Her hand flew instantly to cover her mouth.
"I'm sorry. Oranges! Stop pinching me!" she said, rubbing the welt that Pandy had just given her.
"Then stop being dumb!"
"I said I was sorry."
"It's all right, both of you," said Callisto. "You're right, Alcestis, it's not my fault, really. The Fates did not decree that I should have children, only that I should deeply want and love them. A blessing and a curse. I have been especially able to intercede with the great Apollo on behalf of children, but my desire has always been kept in check and served me well, until now. It is also what made me so vulnerable."
"Actually, it's kind of a neat situation," said Pandy.
"What is, Pandora?" said Callisto.
"Well, if Nera and Ino are part-time THPs, then whoever isn't working or sleeping gets to take care of the children. It just makes sense. Callisto, you can be a part-time mother."
After a full ten seconds, Callisto's jaw hit the table.
"We won't always be here, Callisto," said Ino tenderly. "When Pandy gets everything back into the box and things settle down, the council won't need us anymore, but until then . . ."
"Would you let me, Ino? You and Nera?"
Just at that moment, Althea woke on her pallet, coughing uncontrollably.
Ino instinctively rose from the table, stopped short, then sat right back down again and looked at Callisto.
"Althea's medicine is on the small table by her pallet. Just two drops under her tongue, but then you have to hold her until she goes back to sleep. You might try singing to her."
Callisto, a smile beginning to stretch from ear to ear, silently rose from the ta
ble and went in to comfort Nera's baby.
CHAPTER TWENTY-TWO
Departure
The high priestesses firmly insisted that the girls take a short time to recover from their ordeal, so after Dido was reunited with his mistress (becoming an instant favorite of Althea and Tereus), Pandy, Alcie, and Iole were treated like little goddesses within the temple walls. Pandy told her diary everything, but when she spoke to her father, she decided to leave out a few details such as the Harpies and the pit and what exactly Jealousy looked like when she'd finally caught it. She desperately wanted to tell him about her newly discovered power over fire, but she didn't want to have to tell him how she'd found out.
Nera bought Alcie a new pair of sandals, but only gave her the left one. She spent her time breaking it in by going down the long line of supplicants with a papyrus sheet, taking pre-orders for prophecies and predictions . . . and grousing about having to get up off a soft pallet in the mornings.
"If I have a little break between visions, I'm going to ask Apollo about that mouth of yours," said Callisto.
"Yeah, yeah," Alcie said. "What about the feet? Ask him about the feet!"
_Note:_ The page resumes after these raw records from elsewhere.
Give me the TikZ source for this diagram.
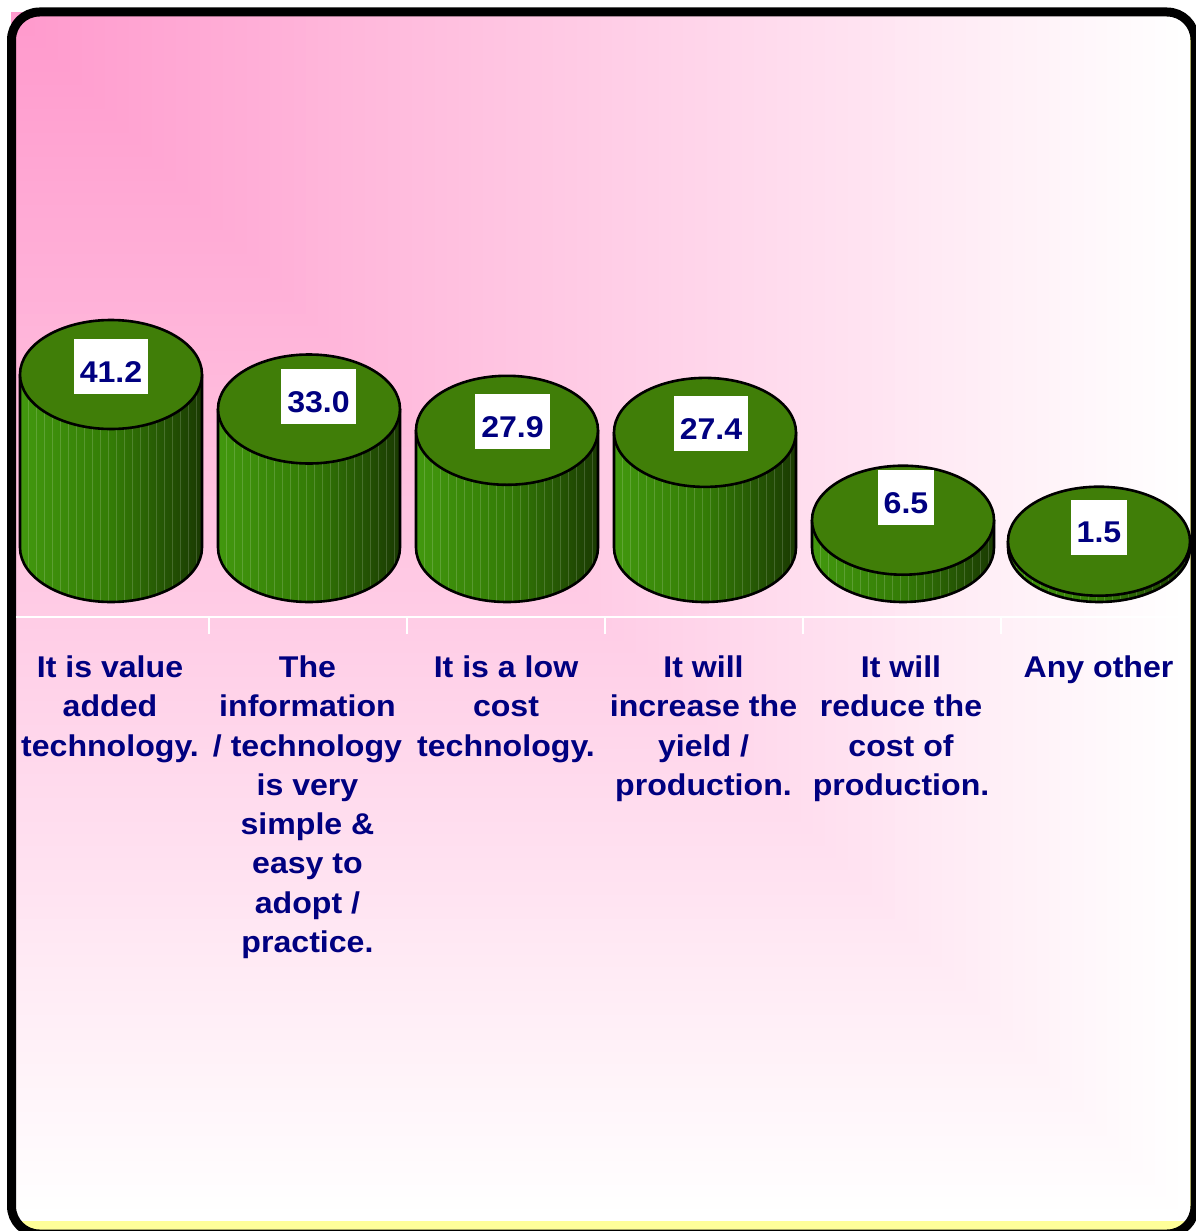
\documentclass[tikz,border=0pt]{standalone}
\usepackage{fontspec}
\setmainfont{Liberation Sans}[FakeStretch=1.07]
\definecolor{pinkbg}{RGB}{255,153,204}
\definecolor{navytext}{RGB}{0,0,128}
\definecolor{topgreen}{RGB}{64,126,8}
\definecolor{sideL}{RGB}{66,152,14}
\definecolor{sideM}{RGB}{52,124,6}
\definecolor{sideR}{RGB}{26,58,2}
\definecolor{frameyellow}{RGB}{255,255,153}
\begin{document}
\begin{tikzpicture}[x=1pt,y=-1pt,
  valbox/.style={fill=white, text=navytext, font=\fontsize{30}{36}\selectfont\bfseries,
    inner xsep=6pt, inner ysep=0pt, text height=43pt, text depth=12pt, anchor=base},
  catlabel/.style={text=navytext, font=\fontsize{30}{39.3}\selectfont\bfseries,
    align=center, anchor=north, inner sep=0pt},
  cylline/.style={draw=black, line width=2.6pt},
  sideshade/.style={left color=sideL, right color=sideR, middle color=sideM},
  axisline/.style={draw=white, line width=1.5pt},
  framestyle/.style={draw=black, line width=9pt, rounded corners=28pt}]

\useasboundingbox (0,0) rectangle (1196,1231);
\fill[white] (0,0) rectangle (1196,1231);

% frame fill (yellow shows at bottom)
\fill[frameyellow, rounded corners=28pt] (11.5,12) rectangle (1195,1234);

% rectangular gradient from top-left corner
\foreach \i in {100,99,...,1}{
  \pgfmathsetmacro{\p}{100-\i}
  \pgfmathsetmacro{\rx}{11+11.79*\i}
  \pgfmathsetmacro{\ry}{12+12.09*\i}
  \fill[pinkbg!\p!white] (11,12) rectangle (\rx,\ry);
}

% frame border
\draw[framestyle] (11.5,12) rectangle (1195,1234);

% category axis
\coordinate (axL) at (16,617);
\coordinate (axR) at (1190,617);
\draw[axisline] (axL) -- (axR);
\foreach \tx in {209,407,605,803,1001}{
  \coordinate (t\tx) at (\tx,617);
  \draw[axisline] (t\tx) -- ++(0,17);
}

% cylinders
\foreach \cx/\yt in {111/374.5, 309/409, 507/430.3, 705/432.4, 903/520.2, 1099/541.2}{
  \path[sideshade] (\cx-91,\yt) -- (\cx-91,547.5) arc[start angle=180, end angle=0, x radius=91, y radius=54.5] -- (\cx+91,\yt) -- cycle;
  \begin{scope}
    \clip (\cx-91,\yt) -- (\cx-91,547.5) arc[start angle=180, end angle=0, x radius=91, y radius=54.5] -- (\cx+91,\yt) -- cycle;
    \foreach \k in {1,...,22}{
      \draw[white, opacity=0.16, line width=0.7pt] (\cx-91+\k*8,\yt) -- (\cx-91+\k*8,610);
    }
  \end{scope}
  \draw[cylline] (\cx-91,\yt) -- (\cx-91,547.5) arc[start angle=180, end angle=0, x radius=91, y radius=54.5] -- (\cx+91,\yt);
  \draw[cylline, fill=topgreen] (\cx,\yt) ellipse[x radius=91, y radius=54.5];
}

% value labels
\node[valbox] (v1) at (111,382) {41.2};
\node[valbox] (v2) at (318.5,412) {33.0};
\node[valbox] (v3) at (512.5,437) {27.9};
\node[valbox] (v4) at (711,439) {27.4};
\node[valbox] (v5) at (906,513) {6.5};
\node[valbox] (v6) at (1099,542.7) {1.5};

% category labels
\node[catlabel] (c1) at (110,655.5) {It is value\\added\\technology.};
\node[catlabel] (c2) at (307.5,655.5) {The\\information\\/ technology\\is very\\simple \&\\easy to\\adopt /\\practice.};
\node[catlabel] (c3) at (506,655.5) {It is a low\\cost\\technology.};
\node[catlabel] (c4) at (703.5,655.5) {It will\\increase the\\yield /\\production.};
\node[catlabel] (c5) at (901,655.5) {It will\\reduce the\\cost of\\production.};
\node[catlabel] (c6) at (1098.5,655.5) {Any other};
\end{tikzpicture}
\end{document}
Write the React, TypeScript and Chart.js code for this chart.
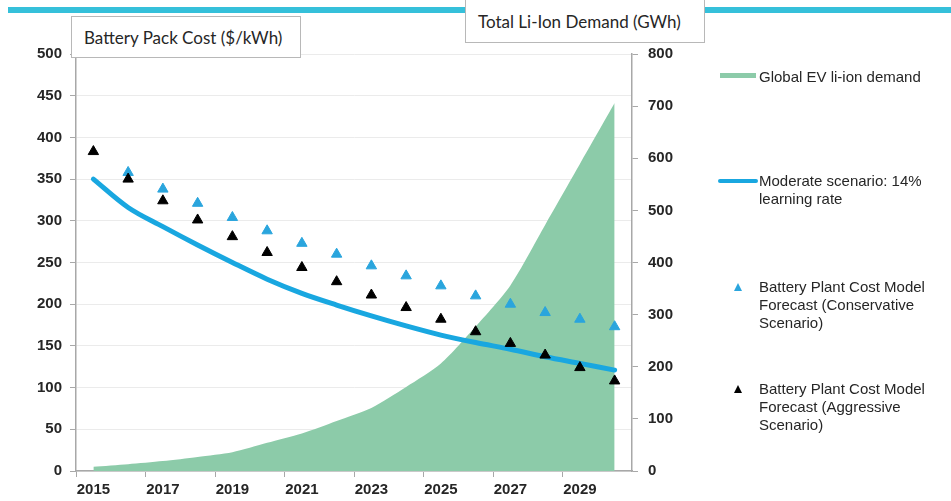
import React, { useEffect, useRef } from 'react';
import { Chart, registerables } from 'chart.js';

Chart.register(...registerables);

const years = ['2015', '2016', '2017', '2018', '2019', '2020', '2021', '2022', '2023', '2024', '2025', '2026', '2027', '2028', '2029', '2030'];
const demandGWh = [8, 13, 19, 27, 36, 54, 72, 96, 121, 161, 206, 277, 356, 472, 589, 706];
const moderateCost = [350, 316, 293, 271, 250, 230, 213, 199, 186, 174, 163, 154, 146, 137, 129, 121];
const conservativeCost = [null, 358, 338, 321, 304, 288, 273, 260, 246, 234, 222, 210, 200, 190, 182, 173];
const aggressiveCost = [383, 350, 324, 301, 281, 262, 244, 227, 211, 196, 182, 167, 153, 139, 124, 108];

const leftTitle = 'Battery Pack Cost ($/kWh)';
const rightTitle = 'Total Li-Ion Demand (GWh)';
const legendDemand = 'Global EV li-ion demand';
const legendModerate = ['Moderate scenario: 14%', 'learning rate'];
const legendConservative = ['Battery Plant Cost Model', 'Forecast (Conservative', 'Scenario)'];
const legendAggressive = ['Battery Plant Cost Model', 'Forecast (Aggressive', 'Scenario)'];

const GREEN = '#8ccba9';
const BLUE_LINE = '#19a7e0';
const BLUE_TRI = '#2aa5dd';
const AXIS = '#a8a8a8';
const TEXT = '#262626';

const legendFont: React.CSSProperties = {
  position: 'absolute',
  font: '15px "Liberation Sans", Arial, sans-serif',
  color: TEXT,
  lineHeight: '18px',
  whiteSpace: 'nowrap',
};

function Tri({ left, top, color }: { left: number; top: number; color: string }) {
  return (
    <div
      style={{
        position: 'absolute',
        left: left - 4,
        top: top - 4,
        width: 0,
        height: 0,
        borderLeft: '4.5px solid transparent',
        borderRight: '4.5px solid transparent',
        borderBottom: `8px solid ${color}`,
      }}
    />
  );
}

export default function App() {
  const canvasRef = useRef<HTMLCanvasElement>(null);

  useEffect(() => {
    const canvas = canvasRef.current;
    if (!canvas) return;
    Chart.defaults.font.family = '"Liberation Sans", Arial, sans-serif';
    const chart = new Chart(canvas, {
      type: 'line',
      data: {
        labels: years,
        datasets: [
          {
            label: legendDemand,
            data: demandGWh,
            yAxisID: 'y2',
            fill: 'origin',
            backgroundColor: GREEN,
            borderColor: 'rgba(0,0,0,0)',
            borderWidth: 0,
            pointRadius: 0,
            tension: 0.25,
            order: 4,
          },
          {
            label: legendModerate.join(' '),
            data: moderateCost,
            yAxisID: 'y',
            fill: false,
            borderColor: BLUE_LINE,
            borderWidth: 5,
            pointRadius: 0,
            tension: 0.4,
            cubicInterpolationMode: 'monotone',
            borderCapStyle: 'round',
            order: 3,
          },
          {
            label: legendConservative.join(' '),
            data: conservativeCost,
            yAxisID: 'y',
            showLine: false,
            pointStyle: 'triangle',
            pointRadius: 6,
            pointBorderWidth: 1,
            backgroundColor: BLUE_TRI,
            borderColor: BLUE_TRI,
            order: 2,
          },
          {
            label: legendAggressive.join(' '),
            data: aggressiveCost,
            yAxisID: 'y',
            showLine: false,
            pointStyle: 'triangle',
            pointRadius: 6,
            pointBorderWidth: 1,
            backgroundColor: '#000000',
            borderColor: '#000000',
            order: 1,
          },
        ],
      },
      options: {
        responsive: false,
        animation: false,
        layout: { padding: { left: 0, right: 0, top: 54, bottom: 0 } },
        plugins: { legend: { display: false }, tooltip: { enabled: false } },
        scales: {
          x: {
            type: 'category',
            offset: true,
            afterFit: (s: any) => { s.height = 30; },
            grid: {
              offset: true,
              drawOnChartArea: false,
              drawTicks: true,
              tickLength: 6,
              color: (ctx: any) => (ctx.index % 2 === 0 ? AXIS : 'rgba(0,0,0,0)'),
            },
            border: { display: true, color: AXIS, width: 1.5 },
            ticks: {
              autoSkip: false,
              maxRotation: 0,
              padding: 4,
              color: TEXT,
              font: { size: 15, weight: 'bold' },
              callback: (_v: any, i: number) => (i % 2 === 0 ? years[i] : ''),
            },
          },
          y: {
            position: 'left',
            min: 0,
            max: 500,
            afterFit: (s: any) => { s.width = 76; },
            grid: { color: '#ebebeb', tickColor: AXIS, tickLength: 6, lineWidth: 1 },
            border: { display: true, color: AXIS, width: 1.5 },
            ticks: { stepSize: 50, padding: 8, color: TEXT, font: { size: 15, weight: 'bold' } },
          },
          y2: {
            position: 'right',
            min: 0,
            max: 800,
            afterFit: (s: any) => { s.width = 951 - 632; },
            grid: { drawOnChartArea: false, tickColor: AXIS, tickLength: 6 },
            border: { display: true, color: AXIS, width: 1.5 },
            ticks: { stepSize: 100, padding: 10, color: TEXT, font: { size: 15, weight: 'bold' } },
          },
        },
      },
    } as any);
    return () => chart.destroy();
  }, []);

  return (
    <div style={{ position: 'absolute', left: 0, top: 0, width: 951, height: 501, background: '#ffffff', overflow: 'hidden' }}>
      <canvas ref={canvasRef} width={951} height={501} style={{ position: 'absolute', left: 0, top: 0 }} />
      {/* top decorative bars */}
      <div style={{ position: 'absolute', left: 8, top: 7, width: 457, height: 6, background: '#35c0da' }} />
      <div style={{ position: 'absolute', left: 705, top: 7, width: 246, height: 6, background: '#35c0da' }} />
      {/* axis title boxes */}
      <div
        style={{
          position: 'absolute', left: 71, top: 16, width: 230, height: 42,
          background: '#fff', border: '1px solid #b8b8b8', boxSizing: 'border-box',
          font: '17px Lato, "Open Sans", sans-serif', color: TEXT,
          display: 'flex', alignItems: 'center', paddingLeft: 12, whiteSpace: 'nowrap',
        }}
      >
        {leftTitle}
      </div>
      <div
        style={{
          position: 'absolute', left: 465, top: -1, width: 240, height: 44,
          background: '#fff', border: '1px solid #b8b8b8', boxSizing: 'border-box',
          font: '17px Lato, "Open Sans", sans-serif', color: TEXT,
          display: 'flex', alignItems: 'center', paddingLeft: 12, whiteSpace: 'nowrap',
        }}
      >
        {rightTitle}
      </div>
      {/* legend */}
      <div style={{ position: 'absolute', left: 720, top: 73, width: 36, height: 5, background: GREEN }} />
      <div style={{ ...legendFont, left: 759, top: 68 }}>{legendDemand}</div>

      <div style={{ position: 'absolute', left: 718, top: 179, width: 40, height: 4, borderRadius: 2, background: BLUE_LINE }} />
      <div style={{ ...legendFont, left: 759, top: 172 }}>
        {legendModerate.map((t) => <div key={t}>{t}</div>)}
      </div>

      <Tri left={738} top={287} color={BLUE_TRI} />
      <div style={{ ...legendFont, left: 759, top: 278 }}>
        {legendConservative.map((t) => <div key={t}>{t}</div>)}
      </div>

      <Tri left={738} top={389} color="#000000" />
      <div style={{ ...legendFont, left: 759, top: 380 }}>
        {legendAggressive.map((t) => <div key={t}>{t}</div>)}
      </div>
    </div>
  );
}
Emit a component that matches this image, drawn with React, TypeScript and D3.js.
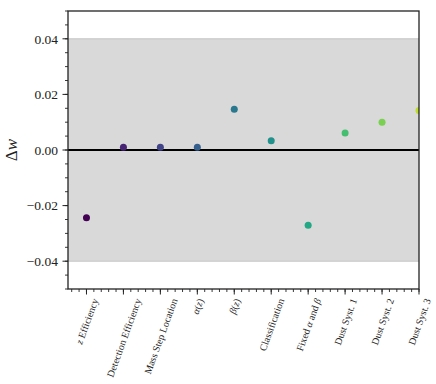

Iole fed and played with the little sacrificial animals, forming a few deep attachments, only to sob bitterly as they were led to the altar.
"You know that's tradition, Iole. Part of the cycle. The gods expect it. It shows our subservience and gratitude for all that they do for us," said Nera, holding Iole as she wept, watching her favorite lamb being taken away. Iole knew the little animals were killed quickly before they were placed over the fire, not the way Callisto had almost toasted her to a crisp, but her heart still ached.
Pandy spent most of her time watching, from the shadows, the profound and sacred ceremonies taking place at the altar. Her curiosity was back in full force, but this time she knew that instead of it bringing about a dreadful result, she was gaining valuable knowledge about her culture and history She quickly realized the high priestesses were connected to the gods, and Apollo in particular, in something more than just a spiritual way. They were the chosen ones; able to actually intercede on behalf of mankind with the immortals. The gods, Pandora thought, were all powerful. But Callisto, Ino, and Nera were holy.